Columbia University chaplain, the Rev. Dr. Jewelnel Davis, says there are about 17 different religious life advisors who report to her--including spiritual leaders from the Muslim, Hindu and Buddhist traditions. One of the great strengths of the African-American clergy, she and others say, is their experience working with a variety of religious groups.

All follow the inclusive, cutting-edge tradition of the Rev. Dr. Howard Thurman, who became the first Black university chaplain at a major White institution when he assumed the position at Boston University in 1953.

"We bring with us a sense of the rich prophetic and redemptive traditions of Black religion and spirituality," says the Rev. Dr. Frederick J. Streets, Yale University chaplain. "In our role as university chaplain, our constituents are influenced ... by these dimensions of our experiences which contribute to our students' intellectual life, spiritual formation and vision of society."

In addition to Dr. Streets (Yale), Dr. Gomes (Harvard) and Rev. Davis (Columbia), the other university chaplains include the Rev. William C. Gipson (University of Pennsylvania) and the Rev. Kenneth I. Clarke, Sr. (Cornell). In addition, the Rev. Dr. Stuart C. Lord oversees the Dartmouth College chaplaincy office and the assistant university chaplains are the Rev. Deborah K. Blanks (Princeton) and the Rev. Sakena De Young-Scaggs (Brown).

In Thurman's seminal book Meditations of the Heart, he wrote, "This is the first miracle, a man becomes his dreams; then it is that the line between what he does and is and his dream melts away."

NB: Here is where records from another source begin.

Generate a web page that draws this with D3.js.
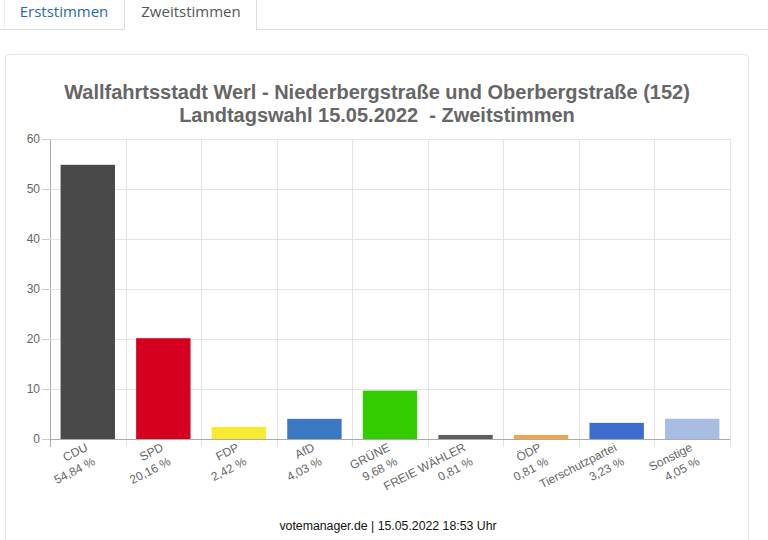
<!DOCTYPE html>
<html>
<head>
<meta charset="utf-8">
<script src="https://cdn.jsdelivr.net/npm/d3@7"></script>
<style>
  html, body { margin: 0; padding: 0; background: #fff; }
  svg { display: block; }
  text { font-family: "Liberation Sans", Arial, sans-serif; }
</style>
</head>
<body>
<svg id="chart" width="768" height="540"></svg>
<script>
const categories = ["CDU", "SPD", "FDP", "AfD", "GRÜNE", "FREIE WÄHLER", "ÖDP", "Tierschutzpartei", "Sonstige"];
const values = [54.84, 20.16, 2.42, 4.03, 9.68, 0.81, 0.81, 3.23, 4.05];
const valueLabels = ["54,84 %", "20,16 %", "2,42 %", "4,03 %", "9,68 %", "0,81 %", "0,81 %", "3,23 %", "4,05 %"];
const colors = ["#494949", "#d5001f", "#f8ea30", "#3a78c2", "#33cc00", "#5e5e5e", "#eda64c", "#3d6ccf", "#a8bde4"];
const yTicks = [0, 10, 20, 30, 40, 50, 60];
const titleLines = ["Wallfahrtsstadt Werl - Niederbergstraße und Oberbergstraße (152)", "Landtagswahl 15.05.2022  - Zweitstimmen"];
const tabs = ["Erststimmen", "Zweitstimmen"];
const footer = "votemanager.de | 15.05.2022 18:53 Uhr";

(function () {
const svg = d3.select("#chart");

// Tabs
const tabG = svg.append("g");
tabG.append("line").attr("x1", 0).attr("x2", 124).attr("y1", 29.5).attr("y2", 29.5).attr("stroke", "#ddd");
tabG.append("line").attr("x1", 257).attr("x2", 768).attr("y1", 29.5).attr("y2", 29.5).attr("stroke", "#ddd");
tabG.append("line").attr("x1", 4.5).attr("x2", 4.5).attr("y1", 0).attr("y2", 29).attr("stroke", "#eee");
tabG.append("path").attr("d", "M124.5,30 V0 M256.5,0 V30").attr("stroke", "#ddd").attr("fill", "none");
tabG.append("text").attr("x", 64).attr("y", 17).attr("text-anchor", "middle")
  .style("font-family", "'Open Sans', sans-serif").style("font-size", "15px").attr("fill", "#2a6aa8").text(tabs[0]);
tabG.append("text").attr("x", 191).attr("y", 17).attr("text-anchor", "middle")
  .style("font-family", "'Open Sans', sans-serif").style("font-size", "15px").attr("fill", "#555").text(tabs[1]);

// Card
svg.append("rect").attr("x", 5.5).attr("y", 54.5).attr("width", 743).attr("height", 500)
  .attr("rx", 4).attr("fill", "#fff").attr("stroke", "#e2e2e2");

// Title
const title = svg.append("g");
titleLines.forEach((t, i) => {
  title.append("text").attr("x", 377).attr("y", 99 + i * 23).attr("text-anchor", "middle")
    .style("font-size", "20px").style("font-weight", "bold").style("white-space", "pre")
    .attr("fill", "#666").text(t);
});

// Scales
const pLeft = 50, pRight = 730, pTop = 139, pBottom = 439;
const x = d3.scaleBand().domain(categories).range([pLeft, pRight]).paddingInner(0).paddingOuter(0);
const y = d3.scaleLinear().domain([0, 60]).range([pBottom, pTop]);

// Grid
const grid = svg.append("g");
const boundaries = categories.map(c => x(c)).concat([pRight]);
boundaries.forEach((bx, i) => {
  grid.append("line").attr("x1", Math.round(bx) + 0.5).attr("x2", Math.round(bx) + 0.5)
    .attr("y1", pTop).attr("y2", pBottom + 8)
    .attr("stroke", i === 0 ? "#aaa" : "#e3e3e3");
});
yTicks.forEach(t => {
  grid.append("line").attr("x1", pLeft - 8).attr("x2", pRight)
    .attr("y1", Math.round(y(t)) + 0.5).attr("y2", Math.round(y(t)) + 0.5)
    .attr("stroke", t === 0 ? "#aaa" : "#e3e3e3");
  grid.append("text").attr("x", 40).attr("y", y(t)).attr("dy", "0.35em")
    .attr("text-anchor", "end").style("font-size", "12px").attr("fill", "#666").text(t);
});
svg.append("g").selectAll("line").data(yTicks).join("line")
  .attr("x1", pLeft - 8).attr("x2", pLeft)
  .attr("y1", d => Math.round(y(d)) + 0.5).attr("y2", d => Math.round(y(d)) + 0.5)
  .attr("stroke", "#ccc");

// Bars
const bw = x.bandwidth() * 0.72;
svg.append("g").selectAll("rect").data(values).join("rect")
  .attr("x", (d, i) => x(categories[i]) + (x.bandwidth() - bw) / 2)
  .attr("width", bw)
  .attr("y", d => y(d))
  .attr("height", d => y(0) - y(d))
  .attr("fill", (d, i) => colors[i]);

// x labels
const xl = svg.append("g");
categories.forEach((c, i) => {
  const cx = x(c) + x.bandwidth() / 2 + 1;
  const g = xl.append("g").attr("transform", `translate(${cx},${pBottom + 11}) rotate(-27)`);
  g.append("text").attr("x", 0).attr("y", 0).attr("text-anchor", "end")
    .style("font-size", "12px").attr("fill", "#666").text(c);
  g.append("text").attr("x", 0).attr("y", 16).attr("text-anchor", "end")
    .style("font-size", "12px").attr("fill", "#666").text(valueLabels[i]);
});

// Footer
svg.append("text").attr("x", 388).attr("y", 530).attr("text-anchor", "middle")
  .style("font-size", "12.3px").attr("fill", "#111").text(footer);
})();
</script>
</body>
</html>
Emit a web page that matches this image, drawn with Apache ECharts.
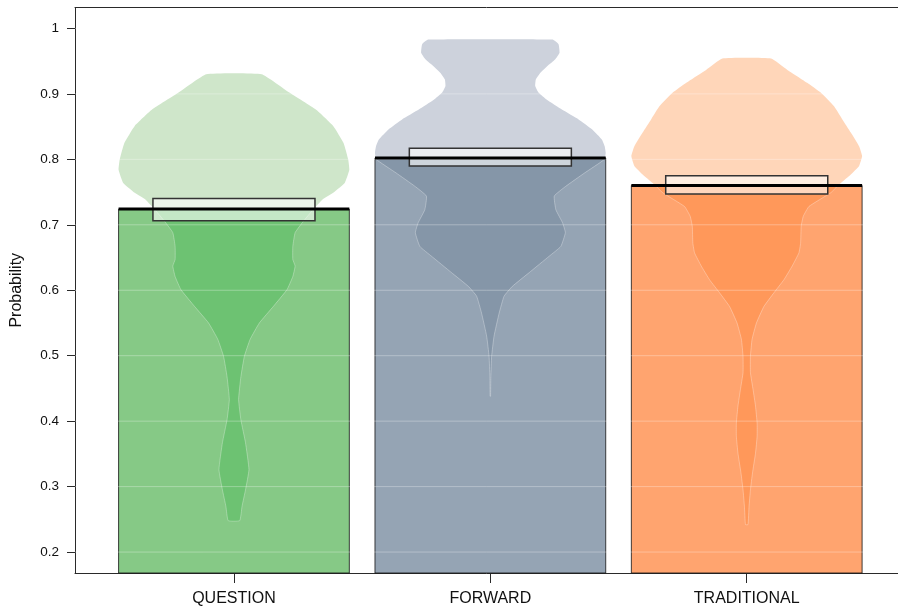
<!DOCTYPE html>
<html>
<head>
<meta charset="utf-8">
<script src="https://cdn.jsdelivr.net/npm/echarts@6/dist/echarts.min.js"></script>
<style>
  html, body { margin: 0; padding: 0; background: #fff; }
  #chart { width: 898px; height: 611px; }
</style>
</head>
<body>
<div id="chart"></div>
<script>
// Groups, their means and 95% HDI bounds
const groups = ['QUESTION', 'FORWARD', 'TRADITIONAL'];
const means = [0.724, 0.802, 0.760];
const hdiLow = [0.706, 0.790, 0.747];
const hdiHigh = [0.740, 0.817, 0.775];

// y-axis ticks
const yTicks = [0.2, 0.3, 0.4, 0.5, 0.6, 0.7, 0.8, 0.9, 1];

// Bean outlines: [probability, relative density (1 = widest point)]
const questionBean = [
  [0.248, 0.05], [0.270, 0.07], [0.295, 0.10], [0.326, 0.13], [0.367, 0.10],
  [0.402, 0.06], [0.433, 0.04], [0.468, 0.06], [0.499, 0.09], [0.525, 0.14],
  [0.550, 0.22], [0.575, 0.34], [0.601, 0.46], [0.621, 0.51], [0.637, 0.53],
  [0.647, 0.51], [0.667, 0.51], [0.688, 0.53], [0.705, 0.60], [0.722, 0.68],
  [0.739, 0.77], [0.749, 0.86], [0.764, 0.96], [0.784, 1.00], [0.800, 0.99],
  [0.825, 0.95], [0.851, 0.86], [0.876, 0.71], [0.902, 0.48], [0.930, 0.24]
];
const forwardBean = [
  [0.438, 0.002], [0.468, 0.004], [0.499, 0.011], [0.530, 0.032], [0.565, 0.076],
  [0.591, 0.119], [0.606, 0.191], [0.627, 0.337], [0.652, 0.510], [0.667, 0.611],
  [0.688, 0.650], [0.703, 0.626], [0.723, 0.568], [0.744, 0.554], [0.759, 0.655],
  [0.779, 0.815], [0.800, 0.989], [0.810, 1.000], [0.820, 0.991], [0.830, 0.968],
  [0.846, 0.881], [0.861, 0.765], [0.876, 0.620], [0.891, 0.490], [0.902, 0.417],
  [0.912, 0.389], [0.922, 0.394], [0.932, 0.432], [0.942, 0.490], [0.953, 0.563],
  [0.963, 0.600], [0.976, 0.591], [0.983, 0.540]
];
const traditionalBean = [
  [0.242, 0.011], [0.270, 0.020], [0.295, 0.032], [0.321, 0.050], [0.351, 0.076],
  [0.377, 0.090], [0.397, 0.090], [0.423, 0.076], [0.448, 0.055], [0.474, 0.032],
  [0.499, 0.032], [0.525, 0.046], [0.550, 0.084], [0.575, 0.148], [0.596, 0.235],
  [0.616, 0.322], [0.637, 0.394], [0.657, 0.452], [0.672, 0.467], [0.698, 0.472],
  [0.713, 0.490], [0.728, 0.539], [0.749, 0.728], [0.764, 0.815], [0.777, 0.902],
  [0.790, 0.974], [0.805, 1.000], [0.820, 0.974], [0.841, 0.902], [0.861, 0.829],
  [0.881, 0.757], [0.902, 0.641], [0.917, 0.524], [0.937, 0.350], [0.954, 0.211]
];
const beans = [questionBean, forwardBean, traditionalBean];

// Fill colours per group: bar, bean inside the bar, bean above the bar
const palette = [
  { bar: '#86C986', beanIn: '#6DC272', beanOut: '#CFE6CA' },
  { bar: '#95A4B4', beanIn: '#8596A8', beanOut: '#CDD2DC' },
  { bar: '#FFA46F', beanIn: '#FF985A', beanOut: '#FFD6B9' }
];

const BAR_HALF = 0.45;   // half bar width in x units
const BEAN_HALF = 0.45;  // half bean width at maximum density
const HDI_HALF = 0.316;  // half width of the HDI box
const BEAN_SMOOTH = 0.12;
const positions = groups.map((g, i) => i + 1);

const font = 'Liberation Sans, Arial, Helvetica, sans-serif';
const axisColor = '#2a2a2a';

function beanPoints(api, x, bean) {
  const right = bean.map(([v, d]) => api.coord([x + d * BEAN_HALF, v]));
  const left = bean.slice().reverse().map(([v, d]) => api.coord([x - d * BEAN_HALF, v]));
  return right.concat(left);
}

const chart = echarts.init(document.getElementById('chart'), null, { renderer: 'canvas' });

chart.setOption({
  animation: false,
  backgroundColor: '#fff',
  grid: { left: 75, right: 0, top: 7.5, bottom: 38, containLabel: false },
  xAxis: [
    {
      type: 'value', min: 0.38, max: 3.59,
      axisLine: { show: true, onZero: false, lineStyle: { color: axisColor, width: 1 } },
      axisTick: { show: true, length: 10, customValues: positions, lineStyle: { color: axisColor } },
      axisLabel: {
        customValues: positions, margin: 18, fontSize: 16, color: '#111', fontFamily: font,
        formatter: v => groups[Math.round(v) - 1]
      },
      splitLine: { show: false }
    },
    {
      type: 'value', min: 0.38, max: 3.59, position: 'top',
      axisLine: { show: true, onZero: false, lineStyle: { color: axisColor, width: 1 } },
      axisTick: { show: false }, axisLabel: { show: false }, splitLine: { show: false }
    }
  ],
  yAxis: {
    type: 'value', min: 0.168, max: 1.032,
    name: 'Probability', nameLocation: 'middle', nameGap: 50,
    nameTextStyle: { fontSize: 16, color: '#111', fontFamily: font },
    axisLine: { show: true, onZero: false, lineStyle: { color: axisColor, width: 1 } },
    axisTick: { show: true, length: 8, customValues: yTicks, lineStyle: { color: axisColor } },
    axisLabel: {
      customValues: yTicks, margin: 16, fontSize: 13.5, color: '#111', fontFamily: font,
      formatter: v => String(parseFloat(Number(v).toFixed(2)))
    },
    splitLine: { show: false }
  },
  series: [
    {
      // bars with their beans
      type: 'custom', z: 2,
      data: groups.map((g, i) => [positions[i], means[i]]),
      encode: { x: 0, y: 1 },
      renderItem: (params, api) => {
        const i = params.dataIndex;
        const x = api.value(0);
        const mean = api.value(1);
        const cs = params.coordSys;
        const bottom = cs.y + cs.height;
        const tl = api.coord([x - BAR_HALF, mean]);
        const tr = api.coord([x + BAR_HALF, mean]);
        const barRect = { x: tl[0], y: tl[1], width: tr[0] - tl[0], height: bottom - tl[1] };
        const pts = beanPoints(api, x, beans[i]);
        const c = palette[i];
        return {
          type: 'group',
          children: [
            { type: 'polygon', shape: { points: pts, smooth: BEAN_SMOOTH }, style: { fill: c.beanOut } },
            { type: 'rect', shape: barRect, style: { fill: c.bar } },
            {
              type: 'polygon', shape: { points: pts, smooth: BEAN_SMOOTH },
              style: { fill: c.beanIn, stroke: 'rgba(255,255,255,0.3)', lineWidth: 1 },
              clipPath: { type: 'rect', shape: barRect }
            },
            { type: 'rect', shape: barRect, style: { fill: null, stroke: 'rgba(20,20,20,0.8)', lineWidth: 1 } }
          ]
        };
      }
    },
    {
      // horizontal guide lines drawn over the bars
      type: 'custom', z: 3, silent: true,
      data: yTicks.map(v => [2, v]),
      encode: { x: 0, y: 1 },
      renderItem: (params, api) => {
        const cs = params.coordSys;
        const y = api.coord([2, api.value(1)])[1];
        return {
          type: 'line',
          shape: { x1: cs.x, y1: y, x2: cs.x + cs.width, y2: y },
          style: { stroke: 'rgba(255,255,255,0.3)', lineWidth: 1 }
        };
      }
    },
    {
      // HDI boxes and mean lines
      type: 'custom', z: 4,
      data: groups.map((g, i) => [positions[i], means[i], hdiLow[i], hdiHigh[i]]),
      encode: { x: 0, y: [1, 2, 3] },
      renderItem: (params, api) => {
        const x = api.value(0);
        const a = api.coord([x - HDI_HALF, api.value(3)]);
        const b = api.coord([x + HDI_HALF, api.value(2)]);
        const l = api.coord([x - BAR_HALF, api.value(1)]);
        const r = api.coord([x + BAR_HALF, api.value(1)]);
        return {
          type: 'group',
          children: [
            {
              type: 'rect',
              shape: { x: a[0], y: a[1], width: b[0] - a[0], height: b[1] - a[1] },
              style: { fill: 'rgba(255,255,255,0.6)', stroke: '#333', lineWidth: 1.5 }
            },
            {
              type: 'line',
              shape: { x1: l[0], y1: l[1], x2: r[0], y2: r[1] },
              style: { stroke: '#000', lineWidth: 3 }
            }
          ]
        };
      }
    }
  ]
});
</script>
</body>
</html>
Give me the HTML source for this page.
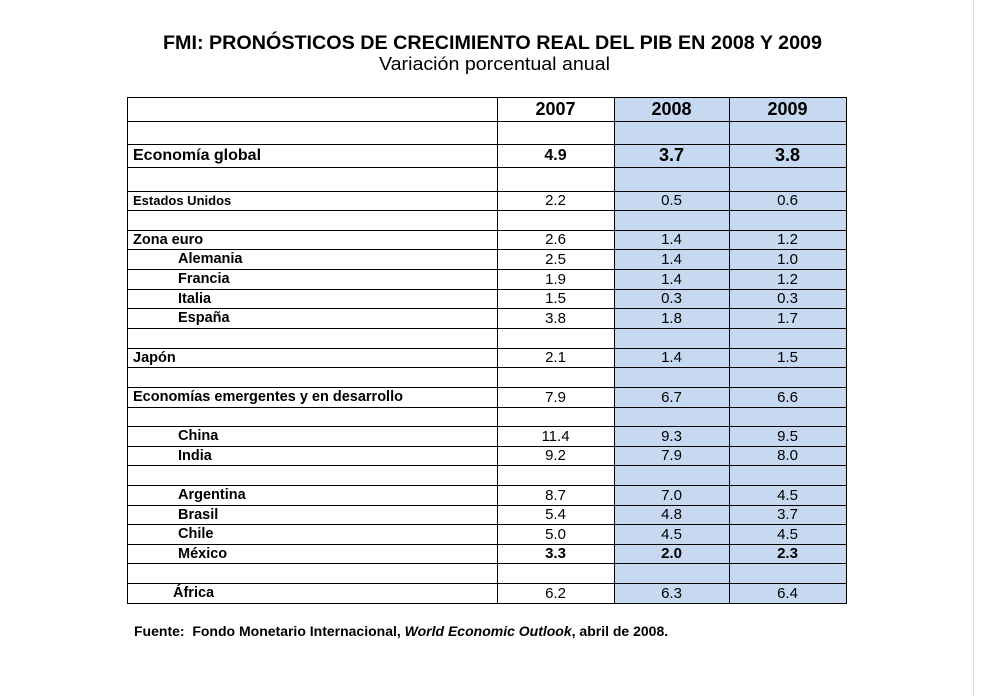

These Ivy League chaplains, recipients of Thurman's mantle, are living out his dream and their own.

THE REV. KENNETH I. CLARKE SR. was selected as director of Cornell United Religious Work in 2001. He is responsible for the administration and coordination of religious affairs, and the administration of the campus interfaith center and Sage Chapel. Rev. Clarke works with more than 20 full-time chaplains and 25 religious and spiritual organizations.

THE REV. JEWELNEL DAVIS has been the university chaplain and the director of the Earl Hall Center at Columbia University since 1996. A Baptist minister, Rev. Davis was recently appointed associate provost. She became interested in university chaplaincy while studying Judaism. During her more than two decades in the ministry, she has held several faculty positions, including higher education administrator.

THE REV. DR. PETER J. GOMES has served as the Pusey Minister in the Memorial Church at Harvard University since 1970 and as the Plummer Professor of Christian Morals since 1974. A Baptist minister, Dr. Gomes is in charge of the university's chaplaincy, and has also published 10 volumes of sermons, and numerous articles and papers.

THE REV. DR. FREDERICK J. (JERRY) STREETS was appoint ed chaplain of Yale University and senior pastor of the Church of Christ in Yale in 1992. A Baptist minister, Dr. Streets is also a member of the faculty at the Yale Divinity School, a senior consultant with the Harvard University Program in Refugee Trauma, and he is the author of the recently released Preaching in the New Millennium.

THE REV. WILLIAM C. GIBSON has been university chaplain and special advisor to the president at the University of Pennsylvania since 1996. He also serves as interim pastor to two New Jersey congregations, New Salem Baptist Church in Trenton, N.J., and First Baptist Church in Princeton, N.J.